DIARIO NOS MUNICíPIOS - TIMBAúBA » Sapateiros mantêm ofício vivo Produção caiu em relação ao auge registrado nas décadas de 1970 a 1980, mas brechós seguem, em menor quantidade, e buscando inovar

Publicação: 20/06/2018 03:00

Quando Ragner morreu em uma queda de bicicleta, tinha apenas oito anos. Hoje, o nome do menino estampa a placa de uma loja de bolsas e calçados no centro de Timbaúba, na Mata Norte de Pernambuco. Quem fez a homenagem foi a família da criança. O pai, Josenildo Marinho dos Santos, 51, é sapateiro e apalazador, profissional que costura as diversas partes do couro dos sapatos. A profissão, herdou do pai, hoje com 80 anos.

Josenildo sobreviveu à crise da produção calçadista em Timbaúba, cujo auge foi entre as décadas de 1970 e 1980. No momento de maior pico, eram 36 fábricas de sapato registradas, entre elas, 12 de grande porte, segundo dados da Federação das Indústrias do Estado de Pernambuco (Fiepe). Além do 2,5 mil empregos diretos gerados, a cidade produzia algo em torno de 50 mil pares de calçados por dia. Hoje, calcula-se 12 brechós na cidade.

A criatividade salvou Josenildo e a família. Vivendo o furacão da decadência na produção de sapatos e o desemprego em massa nas fábricas, decidiu produzir bolsas também. Aproveitou a saída do emprego e montou um brechó, lugar onde os pequenos produtores confeccionam os calçados, geralmente nos fundos de casa. Aprendeu sobre pastas de executivo de couro na última vaga que ocupou em indústria. Foi sua salvação. Josenildo ainda abriu uma loja junto com a companheira dele, a tal Ragner. Vem dando certo. “Se depender da gente o negócio não vai morrer. Para mim agora tá melhor. Não vivo o medo de perder o emprego como antes”, compara. Ainda emprega o filho e mais três pessoas no brechó.

Perto dali, Samuel Félix da Silva, 49, também dono de brechó, lamenta a pouca produção. “Já cheguei a fazer 480 pares por semana junto com uma equipe. Hoje são 20, 25 pares.” Hoje ele confecciona apenas sandálias baixas, inclusive para lojas de marca do Recife, cujo nome prefere não revelar. Para ele, a produção caiu com a chegada de produtos chineses e por conta da desunião dos sapateiros, que chegaram a ter uma cooperativa. “Meu produto é bem acabado. É só observar. Mas faz três semanas que não produzo nada”, lamentou.

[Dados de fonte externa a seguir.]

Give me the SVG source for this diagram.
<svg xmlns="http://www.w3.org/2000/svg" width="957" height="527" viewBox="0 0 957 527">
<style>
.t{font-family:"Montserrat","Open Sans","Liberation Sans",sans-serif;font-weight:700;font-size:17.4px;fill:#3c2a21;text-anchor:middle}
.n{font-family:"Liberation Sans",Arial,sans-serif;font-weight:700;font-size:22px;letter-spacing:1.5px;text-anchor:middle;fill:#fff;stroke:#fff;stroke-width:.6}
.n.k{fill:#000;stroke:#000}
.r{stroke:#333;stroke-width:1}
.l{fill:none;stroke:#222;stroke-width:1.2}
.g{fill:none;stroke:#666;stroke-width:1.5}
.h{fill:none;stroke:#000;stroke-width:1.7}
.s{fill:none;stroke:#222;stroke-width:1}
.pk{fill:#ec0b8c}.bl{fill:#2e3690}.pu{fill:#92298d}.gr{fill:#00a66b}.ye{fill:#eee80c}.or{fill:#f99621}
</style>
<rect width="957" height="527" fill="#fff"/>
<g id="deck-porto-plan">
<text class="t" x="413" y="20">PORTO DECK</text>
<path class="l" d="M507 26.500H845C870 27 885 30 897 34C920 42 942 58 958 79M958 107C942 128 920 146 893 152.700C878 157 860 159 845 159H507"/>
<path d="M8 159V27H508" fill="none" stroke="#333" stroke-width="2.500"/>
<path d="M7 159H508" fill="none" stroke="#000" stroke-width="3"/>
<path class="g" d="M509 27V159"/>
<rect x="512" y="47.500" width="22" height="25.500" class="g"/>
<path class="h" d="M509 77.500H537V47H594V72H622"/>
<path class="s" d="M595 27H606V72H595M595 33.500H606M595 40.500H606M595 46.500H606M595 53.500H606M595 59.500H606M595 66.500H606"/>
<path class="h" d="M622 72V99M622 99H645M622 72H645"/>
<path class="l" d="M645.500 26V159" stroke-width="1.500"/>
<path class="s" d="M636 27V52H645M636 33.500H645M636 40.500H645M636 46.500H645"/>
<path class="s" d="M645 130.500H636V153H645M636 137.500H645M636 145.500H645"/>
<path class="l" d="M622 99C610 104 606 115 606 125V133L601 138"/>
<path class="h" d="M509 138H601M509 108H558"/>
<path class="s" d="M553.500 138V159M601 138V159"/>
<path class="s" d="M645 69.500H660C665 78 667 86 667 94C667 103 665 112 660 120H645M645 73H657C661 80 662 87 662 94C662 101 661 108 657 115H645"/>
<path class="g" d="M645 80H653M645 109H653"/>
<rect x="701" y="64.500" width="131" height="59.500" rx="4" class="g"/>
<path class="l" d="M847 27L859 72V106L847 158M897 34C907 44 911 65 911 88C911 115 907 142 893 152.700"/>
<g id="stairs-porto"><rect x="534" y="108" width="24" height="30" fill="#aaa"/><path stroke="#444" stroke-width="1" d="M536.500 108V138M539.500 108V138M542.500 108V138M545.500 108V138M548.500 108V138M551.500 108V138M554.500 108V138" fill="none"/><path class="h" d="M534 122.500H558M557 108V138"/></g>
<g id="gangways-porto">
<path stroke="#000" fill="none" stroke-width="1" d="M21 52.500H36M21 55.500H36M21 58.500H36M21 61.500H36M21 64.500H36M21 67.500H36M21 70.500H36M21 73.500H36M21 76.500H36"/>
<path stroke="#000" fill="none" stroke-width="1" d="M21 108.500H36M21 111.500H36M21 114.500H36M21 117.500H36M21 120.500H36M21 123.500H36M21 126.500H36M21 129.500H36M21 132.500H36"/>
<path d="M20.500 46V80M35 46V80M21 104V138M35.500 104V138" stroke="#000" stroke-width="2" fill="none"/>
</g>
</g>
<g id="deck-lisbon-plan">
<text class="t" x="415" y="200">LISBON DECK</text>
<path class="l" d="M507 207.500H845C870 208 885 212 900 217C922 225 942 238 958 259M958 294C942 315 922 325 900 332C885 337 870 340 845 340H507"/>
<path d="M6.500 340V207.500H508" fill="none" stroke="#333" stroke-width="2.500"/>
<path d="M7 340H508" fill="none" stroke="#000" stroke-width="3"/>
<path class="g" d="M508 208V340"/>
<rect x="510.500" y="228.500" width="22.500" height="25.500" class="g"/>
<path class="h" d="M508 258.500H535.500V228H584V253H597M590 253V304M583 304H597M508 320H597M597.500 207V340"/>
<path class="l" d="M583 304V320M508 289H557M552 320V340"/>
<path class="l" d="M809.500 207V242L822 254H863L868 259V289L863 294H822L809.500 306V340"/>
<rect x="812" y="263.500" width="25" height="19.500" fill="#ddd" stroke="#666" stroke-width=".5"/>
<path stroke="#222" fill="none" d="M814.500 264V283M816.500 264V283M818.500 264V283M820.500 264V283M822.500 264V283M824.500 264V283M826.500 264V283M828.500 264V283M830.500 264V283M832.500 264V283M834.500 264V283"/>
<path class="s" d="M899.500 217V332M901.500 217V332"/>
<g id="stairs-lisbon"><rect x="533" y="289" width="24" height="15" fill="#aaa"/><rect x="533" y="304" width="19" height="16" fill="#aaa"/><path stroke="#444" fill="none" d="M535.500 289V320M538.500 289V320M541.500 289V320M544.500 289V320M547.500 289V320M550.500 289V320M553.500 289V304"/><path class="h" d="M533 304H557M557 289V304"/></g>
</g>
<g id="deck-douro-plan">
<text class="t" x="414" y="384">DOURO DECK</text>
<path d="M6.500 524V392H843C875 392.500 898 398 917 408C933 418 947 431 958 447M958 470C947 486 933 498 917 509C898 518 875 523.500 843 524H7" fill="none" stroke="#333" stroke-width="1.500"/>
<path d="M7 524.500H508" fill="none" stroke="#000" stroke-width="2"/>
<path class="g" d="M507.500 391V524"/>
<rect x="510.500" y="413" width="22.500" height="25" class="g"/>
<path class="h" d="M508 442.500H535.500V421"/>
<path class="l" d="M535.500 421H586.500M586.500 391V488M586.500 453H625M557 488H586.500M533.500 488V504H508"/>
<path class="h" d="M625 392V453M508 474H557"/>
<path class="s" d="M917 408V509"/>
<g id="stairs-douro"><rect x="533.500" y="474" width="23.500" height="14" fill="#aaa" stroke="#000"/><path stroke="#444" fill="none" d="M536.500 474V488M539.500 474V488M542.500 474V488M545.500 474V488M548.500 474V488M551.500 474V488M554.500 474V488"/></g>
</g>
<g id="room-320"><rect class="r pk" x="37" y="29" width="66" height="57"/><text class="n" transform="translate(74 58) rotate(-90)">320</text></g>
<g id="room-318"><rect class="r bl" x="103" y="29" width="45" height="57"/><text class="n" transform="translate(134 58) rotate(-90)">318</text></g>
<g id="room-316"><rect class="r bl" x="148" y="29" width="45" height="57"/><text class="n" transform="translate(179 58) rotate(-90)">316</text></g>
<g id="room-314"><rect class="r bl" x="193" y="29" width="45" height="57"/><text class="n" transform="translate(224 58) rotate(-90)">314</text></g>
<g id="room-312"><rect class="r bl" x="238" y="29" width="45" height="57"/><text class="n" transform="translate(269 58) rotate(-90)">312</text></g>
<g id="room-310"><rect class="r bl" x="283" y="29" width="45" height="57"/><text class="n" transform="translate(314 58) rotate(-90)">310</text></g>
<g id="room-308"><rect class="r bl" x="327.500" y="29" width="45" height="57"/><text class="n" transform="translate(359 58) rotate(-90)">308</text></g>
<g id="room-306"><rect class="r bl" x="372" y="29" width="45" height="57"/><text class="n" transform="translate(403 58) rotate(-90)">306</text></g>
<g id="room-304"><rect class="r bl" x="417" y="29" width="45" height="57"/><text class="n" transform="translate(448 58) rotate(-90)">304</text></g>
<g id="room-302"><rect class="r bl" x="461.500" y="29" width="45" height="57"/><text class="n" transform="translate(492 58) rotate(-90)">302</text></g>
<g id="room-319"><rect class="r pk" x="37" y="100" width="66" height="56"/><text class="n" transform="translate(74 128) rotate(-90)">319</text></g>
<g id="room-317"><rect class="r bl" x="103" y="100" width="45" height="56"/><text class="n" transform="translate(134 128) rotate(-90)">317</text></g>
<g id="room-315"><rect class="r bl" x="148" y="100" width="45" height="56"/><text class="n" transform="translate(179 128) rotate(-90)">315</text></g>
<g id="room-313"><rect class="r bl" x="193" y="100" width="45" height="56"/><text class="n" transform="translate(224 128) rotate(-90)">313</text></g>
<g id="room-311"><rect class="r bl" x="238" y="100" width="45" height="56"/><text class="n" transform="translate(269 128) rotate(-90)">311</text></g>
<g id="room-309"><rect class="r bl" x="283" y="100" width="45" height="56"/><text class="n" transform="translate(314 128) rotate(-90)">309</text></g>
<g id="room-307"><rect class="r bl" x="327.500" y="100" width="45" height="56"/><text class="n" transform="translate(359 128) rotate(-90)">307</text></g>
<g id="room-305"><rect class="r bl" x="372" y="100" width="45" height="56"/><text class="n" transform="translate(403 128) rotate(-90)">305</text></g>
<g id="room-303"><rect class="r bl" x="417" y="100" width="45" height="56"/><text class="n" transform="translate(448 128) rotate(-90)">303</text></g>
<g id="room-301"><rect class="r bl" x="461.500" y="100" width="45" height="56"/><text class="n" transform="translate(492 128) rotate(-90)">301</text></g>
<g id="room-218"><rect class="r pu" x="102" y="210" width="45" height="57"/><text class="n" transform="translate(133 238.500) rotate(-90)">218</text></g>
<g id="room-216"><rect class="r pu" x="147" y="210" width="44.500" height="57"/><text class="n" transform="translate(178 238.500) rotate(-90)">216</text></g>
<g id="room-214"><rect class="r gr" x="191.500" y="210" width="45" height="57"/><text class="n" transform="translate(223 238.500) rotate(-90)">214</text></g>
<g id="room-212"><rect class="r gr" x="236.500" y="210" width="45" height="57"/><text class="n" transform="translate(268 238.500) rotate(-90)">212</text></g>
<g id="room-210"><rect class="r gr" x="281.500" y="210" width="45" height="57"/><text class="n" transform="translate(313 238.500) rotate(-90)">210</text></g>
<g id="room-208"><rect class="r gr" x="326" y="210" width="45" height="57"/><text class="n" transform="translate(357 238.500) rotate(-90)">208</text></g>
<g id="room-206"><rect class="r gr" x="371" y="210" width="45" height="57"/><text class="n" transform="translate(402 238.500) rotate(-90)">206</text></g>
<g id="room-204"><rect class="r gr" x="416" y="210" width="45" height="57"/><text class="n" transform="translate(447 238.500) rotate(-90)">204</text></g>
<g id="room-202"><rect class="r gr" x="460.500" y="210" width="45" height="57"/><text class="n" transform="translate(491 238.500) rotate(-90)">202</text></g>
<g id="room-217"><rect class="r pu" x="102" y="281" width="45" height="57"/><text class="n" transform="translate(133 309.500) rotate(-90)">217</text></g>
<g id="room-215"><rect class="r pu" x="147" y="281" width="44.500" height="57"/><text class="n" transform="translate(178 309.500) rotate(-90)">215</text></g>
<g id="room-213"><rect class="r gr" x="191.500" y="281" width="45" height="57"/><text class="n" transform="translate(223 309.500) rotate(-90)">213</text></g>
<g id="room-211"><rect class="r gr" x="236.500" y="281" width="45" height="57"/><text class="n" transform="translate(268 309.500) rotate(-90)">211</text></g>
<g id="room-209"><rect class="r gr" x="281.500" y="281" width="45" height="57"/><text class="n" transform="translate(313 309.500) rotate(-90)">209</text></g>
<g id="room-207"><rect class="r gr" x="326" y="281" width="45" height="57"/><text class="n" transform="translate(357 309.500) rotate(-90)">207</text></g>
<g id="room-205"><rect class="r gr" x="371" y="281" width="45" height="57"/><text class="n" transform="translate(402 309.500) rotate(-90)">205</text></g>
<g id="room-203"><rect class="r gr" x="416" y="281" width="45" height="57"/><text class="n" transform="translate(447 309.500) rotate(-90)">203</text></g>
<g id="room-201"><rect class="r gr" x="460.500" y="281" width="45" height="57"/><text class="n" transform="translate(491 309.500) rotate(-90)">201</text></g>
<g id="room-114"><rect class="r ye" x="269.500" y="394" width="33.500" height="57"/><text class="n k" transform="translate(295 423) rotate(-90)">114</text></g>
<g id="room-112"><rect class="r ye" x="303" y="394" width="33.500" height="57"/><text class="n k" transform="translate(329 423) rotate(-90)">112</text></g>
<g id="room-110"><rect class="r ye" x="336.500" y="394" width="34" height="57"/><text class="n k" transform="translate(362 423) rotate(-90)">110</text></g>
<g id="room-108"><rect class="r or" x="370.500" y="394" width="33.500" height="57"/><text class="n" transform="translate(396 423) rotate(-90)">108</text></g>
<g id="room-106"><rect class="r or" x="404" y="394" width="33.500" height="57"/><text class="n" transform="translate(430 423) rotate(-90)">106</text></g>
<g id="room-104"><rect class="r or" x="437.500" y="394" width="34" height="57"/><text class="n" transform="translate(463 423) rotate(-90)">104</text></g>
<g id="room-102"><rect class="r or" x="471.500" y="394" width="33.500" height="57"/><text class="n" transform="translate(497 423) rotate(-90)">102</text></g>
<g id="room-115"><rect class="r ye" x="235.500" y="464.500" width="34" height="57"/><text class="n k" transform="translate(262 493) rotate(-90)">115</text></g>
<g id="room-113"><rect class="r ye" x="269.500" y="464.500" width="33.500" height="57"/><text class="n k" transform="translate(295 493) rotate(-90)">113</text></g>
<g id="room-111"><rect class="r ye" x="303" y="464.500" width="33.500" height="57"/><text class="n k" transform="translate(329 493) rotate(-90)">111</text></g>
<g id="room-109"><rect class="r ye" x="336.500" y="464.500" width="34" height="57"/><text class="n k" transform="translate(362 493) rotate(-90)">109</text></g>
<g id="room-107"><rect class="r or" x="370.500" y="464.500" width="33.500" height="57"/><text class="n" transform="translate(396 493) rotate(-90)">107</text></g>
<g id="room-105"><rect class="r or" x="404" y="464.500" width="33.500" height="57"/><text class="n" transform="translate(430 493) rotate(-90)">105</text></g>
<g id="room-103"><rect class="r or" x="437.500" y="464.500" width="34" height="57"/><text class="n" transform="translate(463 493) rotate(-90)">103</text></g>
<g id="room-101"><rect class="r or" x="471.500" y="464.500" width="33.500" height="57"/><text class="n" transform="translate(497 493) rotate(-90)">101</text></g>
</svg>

Quem viveu no auge da produção de calçados conta que a falta de modernização do parque industrial e a concorrência dos produtos vindos da China, bem mais em conta, foram os grandes culpados pela derrocada na produção. “Trabalhei no Banco do Nordeste e a agência foi fundamental na época para financiar a cooperativa, mas ela não deslanchou. A filosofia do cooperativismo inexistia”, comentou Daslan Melo, hoje aposentado.

Segundo a historiadora Virgínia Lúcia Moura, a confecção de sapatos surgiu das sobras de couro de celas e arreios comercializados em uma feira de gado semanal que acontecia em Timbaúba na década de 1920. Eram feitas sandálias de tiras e alpercatas. A primeira fábrica foi montada em 1937 pelo empresário Edson Borges da Silva e fechou sete anos depois.